**DATA PROVIDED**
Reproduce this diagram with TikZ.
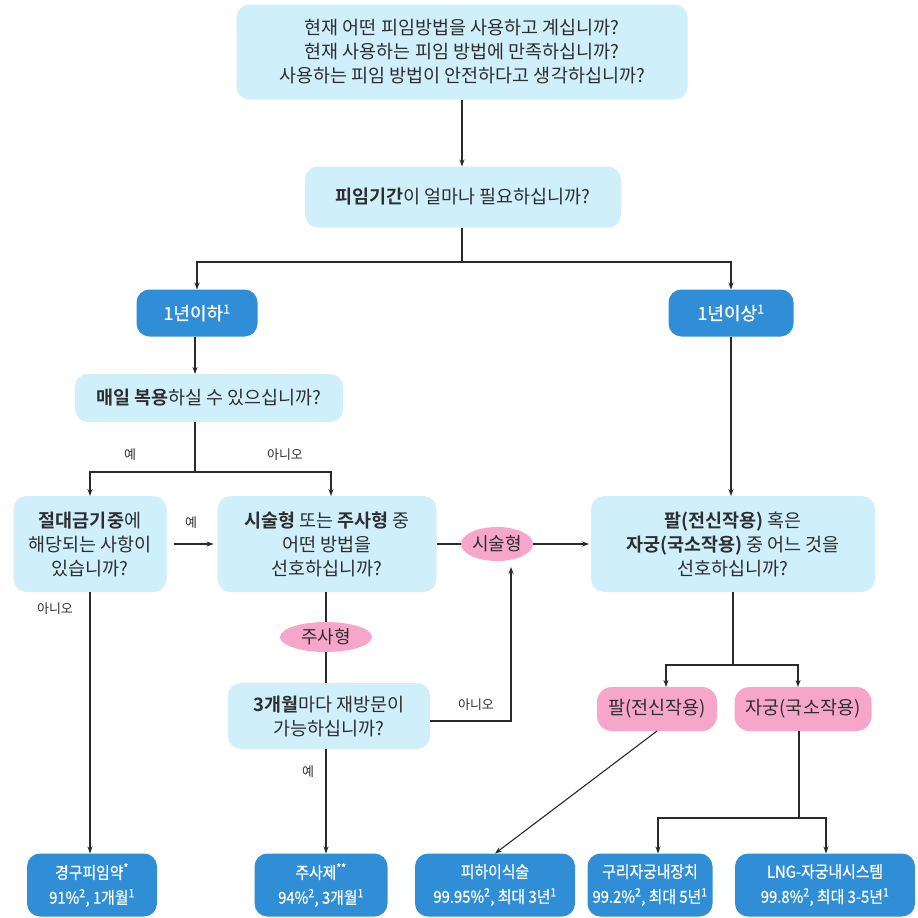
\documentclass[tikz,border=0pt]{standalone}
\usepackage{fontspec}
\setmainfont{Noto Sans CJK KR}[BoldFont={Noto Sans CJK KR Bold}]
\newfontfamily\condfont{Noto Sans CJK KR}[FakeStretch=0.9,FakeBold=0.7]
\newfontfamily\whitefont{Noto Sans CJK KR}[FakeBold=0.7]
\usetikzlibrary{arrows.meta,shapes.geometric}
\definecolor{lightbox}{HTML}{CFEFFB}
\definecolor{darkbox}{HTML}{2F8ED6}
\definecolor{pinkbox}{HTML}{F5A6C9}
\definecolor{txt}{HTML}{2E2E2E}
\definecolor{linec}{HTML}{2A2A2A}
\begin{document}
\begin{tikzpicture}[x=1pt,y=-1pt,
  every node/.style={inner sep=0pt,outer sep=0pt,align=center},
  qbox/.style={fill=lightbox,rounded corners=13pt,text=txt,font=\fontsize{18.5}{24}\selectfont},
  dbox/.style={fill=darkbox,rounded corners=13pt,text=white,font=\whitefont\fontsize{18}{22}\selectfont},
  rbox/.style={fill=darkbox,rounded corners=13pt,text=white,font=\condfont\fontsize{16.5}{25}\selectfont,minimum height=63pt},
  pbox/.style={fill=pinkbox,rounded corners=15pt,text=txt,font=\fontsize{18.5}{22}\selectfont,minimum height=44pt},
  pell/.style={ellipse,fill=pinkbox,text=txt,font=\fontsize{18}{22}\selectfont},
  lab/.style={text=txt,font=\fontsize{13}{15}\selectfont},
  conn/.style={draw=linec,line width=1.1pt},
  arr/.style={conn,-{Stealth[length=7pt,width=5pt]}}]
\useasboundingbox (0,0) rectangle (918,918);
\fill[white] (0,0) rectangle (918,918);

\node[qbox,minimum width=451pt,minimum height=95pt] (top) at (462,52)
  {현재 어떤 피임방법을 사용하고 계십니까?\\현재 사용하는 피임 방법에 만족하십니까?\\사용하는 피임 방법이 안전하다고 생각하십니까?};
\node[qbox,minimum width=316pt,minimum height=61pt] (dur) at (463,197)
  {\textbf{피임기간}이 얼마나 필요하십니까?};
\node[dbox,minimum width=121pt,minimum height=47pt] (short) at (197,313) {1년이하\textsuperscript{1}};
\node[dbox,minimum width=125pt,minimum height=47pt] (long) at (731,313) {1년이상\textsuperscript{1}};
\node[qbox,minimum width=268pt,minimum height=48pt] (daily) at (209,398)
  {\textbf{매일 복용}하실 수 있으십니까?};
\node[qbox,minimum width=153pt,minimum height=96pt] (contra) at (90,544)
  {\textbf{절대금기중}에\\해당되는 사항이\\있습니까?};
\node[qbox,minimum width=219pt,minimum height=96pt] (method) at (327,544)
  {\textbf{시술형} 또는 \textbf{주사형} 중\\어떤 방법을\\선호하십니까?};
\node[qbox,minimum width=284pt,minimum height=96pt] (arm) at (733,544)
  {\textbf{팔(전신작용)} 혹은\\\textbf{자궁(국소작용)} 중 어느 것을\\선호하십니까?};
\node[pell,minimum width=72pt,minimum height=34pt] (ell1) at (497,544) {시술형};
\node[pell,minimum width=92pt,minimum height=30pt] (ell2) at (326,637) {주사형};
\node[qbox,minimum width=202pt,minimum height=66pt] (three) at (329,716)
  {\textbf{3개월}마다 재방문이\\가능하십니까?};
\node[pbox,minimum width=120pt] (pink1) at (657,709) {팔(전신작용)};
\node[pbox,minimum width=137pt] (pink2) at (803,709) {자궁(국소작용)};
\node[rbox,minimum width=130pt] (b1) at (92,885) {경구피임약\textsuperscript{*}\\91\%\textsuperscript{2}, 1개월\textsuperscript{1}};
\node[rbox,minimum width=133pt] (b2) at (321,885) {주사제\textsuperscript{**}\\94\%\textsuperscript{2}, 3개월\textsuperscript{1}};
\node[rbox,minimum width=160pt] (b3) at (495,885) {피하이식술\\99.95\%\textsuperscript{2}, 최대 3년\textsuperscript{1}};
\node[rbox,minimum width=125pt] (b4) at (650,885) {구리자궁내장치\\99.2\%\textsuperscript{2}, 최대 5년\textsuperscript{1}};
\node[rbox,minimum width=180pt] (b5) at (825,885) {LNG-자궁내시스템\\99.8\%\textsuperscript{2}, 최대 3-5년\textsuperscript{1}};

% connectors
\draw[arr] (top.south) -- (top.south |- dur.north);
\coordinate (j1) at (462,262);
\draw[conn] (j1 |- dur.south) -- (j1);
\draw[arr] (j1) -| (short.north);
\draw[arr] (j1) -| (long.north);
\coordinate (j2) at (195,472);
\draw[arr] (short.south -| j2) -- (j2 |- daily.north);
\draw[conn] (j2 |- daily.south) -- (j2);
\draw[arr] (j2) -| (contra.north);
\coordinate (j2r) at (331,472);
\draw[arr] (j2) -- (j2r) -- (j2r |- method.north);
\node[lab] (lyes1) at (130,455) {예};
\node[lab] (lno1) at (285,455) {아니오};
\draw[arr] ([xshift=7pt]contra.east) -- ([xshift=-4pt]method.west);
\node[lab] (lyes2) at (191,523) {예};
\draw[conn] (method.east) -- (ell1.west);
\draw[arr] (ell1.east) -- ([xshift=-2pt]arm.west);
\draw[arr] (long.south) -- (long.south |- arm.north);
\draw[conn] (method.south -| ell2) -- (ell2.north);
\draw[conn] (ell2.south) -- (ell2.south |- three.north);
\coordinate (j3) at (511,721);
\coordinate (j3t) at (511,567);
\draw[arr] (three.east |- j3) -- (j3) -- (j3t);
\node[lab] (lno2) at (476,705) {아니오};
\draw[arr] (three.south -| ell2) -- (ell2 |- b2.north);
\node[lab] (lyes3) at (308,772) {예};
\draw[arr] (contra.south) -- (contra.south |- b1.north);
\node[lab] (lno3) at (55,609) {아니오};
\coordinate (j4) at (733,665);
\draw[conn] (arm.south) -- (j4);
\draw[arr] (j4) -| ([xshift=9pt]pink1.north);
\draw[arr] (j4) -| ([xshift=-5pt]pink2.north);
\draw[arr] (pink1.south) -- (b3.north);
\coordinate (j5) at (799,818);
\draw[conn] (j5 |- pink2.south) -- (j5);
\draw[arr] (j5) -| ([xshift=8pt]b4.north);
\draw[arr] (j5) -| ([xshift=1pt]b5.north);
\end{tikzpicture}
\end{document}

**EXERCISE INSTRUCTIONS**
Take the listing above and restate it word for word, without its pictures.

**REPLY**
Reproduce this diagram with TikZ.
\documentclass[tikz,border=0pt]{standalone}
\usepackage{fontspec}
\setmainfont{Noto Sans CJK KR}[BoldFont={Noto Sans CJK KR Bold}]
\newfontfamily\condfont{Noto Sans CJK KR}[FakeStretch=0.9,FakeBold=0.7]
\newfontfamily\whitefont{Noto Sans CJK KR}[FakeBold=0.7]
\usetikzlibrary{arrows.meta,shapes.geometric}
\definecolor{lightbox}{HTML}{CFEFFB}
\definecolor{darkbox}{HTML}{2F8ED6}
\definecolor{pinkbox}{HTML}{F5A6C9}
\definecolor{txt}{HTML}{2E2E2E}
\definecolor{linec}{HTML}{2A2A2A}
\begin{document}
\begin{tikzpicture}[x=1pt,y=-1pt,
  every node/.style={inner sep=0pt,outer sep=0pt,align=center},
  qbox/.style={fill=lightbox,rounded corners=13pt,text=txt,font=\fontsize{18.5}{24}\selectfont},
  dbox/.style={fill=darkbox,rounded corners=13pt,text=white,font=\whitefont\fontsize{18}{22}\selectfont},
  rbox/.style={fill=darkbox,rounded corners=13pt,text=white,font=\condfont\fontsize{16.5}{25}\selectfont,minimum height=63pt},
  pbox/.style={fill=pinkbox,rounded corners=15pt,text=txt,font=\fontsize{18.5}{22}\selectfont,minimum height=44pt},
  pell/.style={ellipse,fill=pinkbox,text=txt,font=\fontsize{18}{22}\selectfont},
  lab/.style={text=txt,font=\fontsize{13}{15}\selectfont},
  conn/.style={draw=linec,line width=1.1pt},
  arr/.style={conn,-{Stealth[length=7pt,width=5pt]}}]
\useasboundingbox (0,0) rectangle (918,918);
\fill[white] (0,0) rectangle (918,918);

\node[qbox,minimum width=451pt,minimum height=95pt] (top) at (462,52)
  {현재 어떤 피임방법을 사용하고 계십니까?\\현재 사용하는 피임 방법에 만족하십니까?\\사용하는 피임 방법이 안전하다고 생각하십니까?};
\node[qbox,minimum width=316pt,minimum height=61pt] (dur) at (463,197)
  {\textbf{피임기간}이 얼마나 필요하십니까?};
\node[dbox,minimum width=121pt,minimum height=47pt] (short) at (197,313) {1년이하\textsuperscript{1}};
\node[dbox,minimum width=125pt,minimum height=47pt] (long) at (731,313) {1년이상\textsuperscript{1}};
\node[qbox,minimum width=268pt,minimum height=48pt] (daily) at (209,398)
  {\textbf{매일 복용}하실 수 있으십니까?};
\node[qbox,minimum width=153pt,minimum height=96pt] (contra) at (90,544)
  {\textbf{절대금기중}에\\해당되는 사항이\\있습니까?};
\node[qbox,minimum width=219pt,minimum height=96pt] (method) at (327,544)
  {\textbf{시술형} 또는 \textbf{주사형} 중\\어떤 방법을\\선호하십니까?};
\node[qbox,minimum width=284pt,minimum height=96pt] (arm) at (733,544)
  {\textbf{팔(전신작용)} 혹은\\\textbf{자궁(국소작용)} 중 어느 것을\\선호하십니까?};
\node[pell,minimum width=72pt,minimum height=34pt] (ell1) at (497,544) {시술형};
\node[pell,minimum width=92pt,minimum height=30pt] (ell2) at (326,637) {주사형};
\node[qbox,minimum width=202pt,minimum height=66pt] (three) at (329,716)
  {\textbf{3개월}마다 재방문이\\가능하십니까?};
\node[pbox,minimum width=120pt] (pink1) at (657,709) {팔(전신작용)};
\node[pbox,minimum width=137pt] (pink2) at (803,709) {자궁(국소작용)};
\node[rbox,minimum width=130pt] (b1) at (92,885) {경구피임약\textsuperscript{*}\\91\%\textsuperscript{2}, 1개월\textsuperscript{1}};
\node[rbox,minimum width=133pt] (b2) at (321,885) {주사제\textsuperscript{**}\\94\%\textsuperscript{2}, 3개월\textsuperscript{1}};
\node[rbox,minimum width=160pt] (b3) at (495,885) {피하이식술\\99.95\%\textsuperscript{2}, 최대 3년\textsuperscript{1}};
\node[rbox,minimum width=125pt] (b4) at (650,885) {구리자궁내장치\\99.2\%\textsuperscript{2}, 최대 5년\textsuperscript{1}};
\node[rbox,minimum width=180pt] (b5) at (825,885) {LNG-자궁내시스템\\99.8\%\textsuperscript{2}, 최대 3-5년\textsuperscript{1}};

% connectors
\draw[arr] (top.south) -- (top.south |- dur.north);
\coordinate (j1) at (462,262);
\draw[conn] (j1 |- dur.south) -- (j1);
\draw[arr] (j1) -| (short.north);
\draw[arr] (j1) -| (long.north);
\coordinate (j2) at (195,472);
\draw[arr] (short.south -| j2) -- (j2 |- daily.north);
\draw[conn] (j2 |- daily.south) -- (j2);
\draw[arr] (j2) -| (contra.north);
\coordinate (j2r) at (331,472);
\draw[arr] (j2) -- (j2r) -- (j2r |- method.north);
\node[lab] (lyes1) at (130,455) {예};
\node[lab] (lno1) at (285,455) {아니오};
\draw[arr] ([xshift=7pt]contra.east) -- ([xshift=-4pt]method.west);
\node[lab] (lyes2) at (191,523) {예};
\draw[conn] (method.east) -- (ell1.west);
\draw[arr] (ell1.east) -- ([xshift=-2pt]arm.west);
\draw[arr] (long.south) -- (long.south |- arm.north);
\draw[conn] (method.south -| ell2) -- (ell2.north);
\draw[conn] (ell2.south) -- (ell2.south |- three.north);
\coordinate (j3) at (511,721);
\coordinate (j3t) at (511,567);
\draw[arr] (three.east |- j3) -- (j3) -- (j3t);
\node[lab] (lno2) at (476,705) {아니오};
\draw[arr] (three.south -| ell2) -- (ell2 |- b2.north);
\node[lab] (lyes3) at (308,772) {예};
\draw[arr] (contra.south) -- (contra.south |- b1.north);
\node[lab] (lno3) at (55,609) {아니오};
\coordinate (j4) at (733,665);
\draw[conn] (arm.south) -- (j4);
\draw[arr] (j4) -| ([xshift=9pt]pink1.north);
\draw[arr] (j4) -| ([xshift=-5pt]pink2.north);
\draw[arr] (pink1.south) -- (b3.north);
\coordinate (j5) at (799,818);
\draw[conn] (j5 |- pink2.south) -- (j5);
\draw[arr] (j5) -| ([xshift=8pt]b4.north);
\draw[arr] (j5) -| ([xshift=1pt]b5.north);
\end{tikzpicture}
\end{document}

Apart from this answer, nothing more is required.